As authorities close in on the probe into the operations of National Spot Exchange Ltd (NSEL), fresh facts have emerged involving Anjani Sinha, who was removed as CEO of the beleaguered bourse that has defaulted on payments to clients and are facing a multi-agency investigation for flouting regulatory rules.
Officials are now going through the details of Sinha's alleged past involvement in share manipulation and badla trading in erstwhile regional bourses such as the Ahmedabad Stock Exchange (ASE) and the Magadh Stock Exchange (MSE).
Sinha did not respond to emails and text messages sent by HT.
In 2003, the Securities Exchange Board of India (SEBI) had removed Sinha as the executive director the ASE for being unable to stop illegitimate trading activities in the stock exchange.
SEBI had also probed charges against Sinha for misleading the regulator by stating that no illegal activities had taken place in ASE.
The regulator had raised specific questions on Sinha's inability to prevent illegal badla trading within the stock exchange premises.
Badla trading is the process of buying stocks with borrowed money where instead of paying cash, the buyer can ask the broker to find a borrower to finance the transaction.
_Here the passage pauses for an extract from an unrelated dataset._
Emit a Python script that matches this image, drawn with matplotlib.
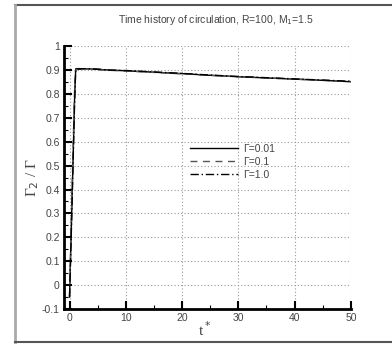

The trade was banned in 2001.
In 2003, Sinha and members of the board of the ASE faced a probe for informing the regulator that no badla trading was taking place in stock exchange, where facts were to the contrary.
Authorities are also examining Sinha's tenure as the chief general manager of MSE during which a controversy regarding huge amounts of stolen share physical shares had broken out between 1991 and 1994, resulting in a major payments crisis at MSE.
The Forwards Markets Commission (FMC) in a communication to NSEL on August 20, the day Sinha was removed as CEO, clearly stated that "Your status as a 'fit and proper' person is at serious risk and may lead to consequential actions."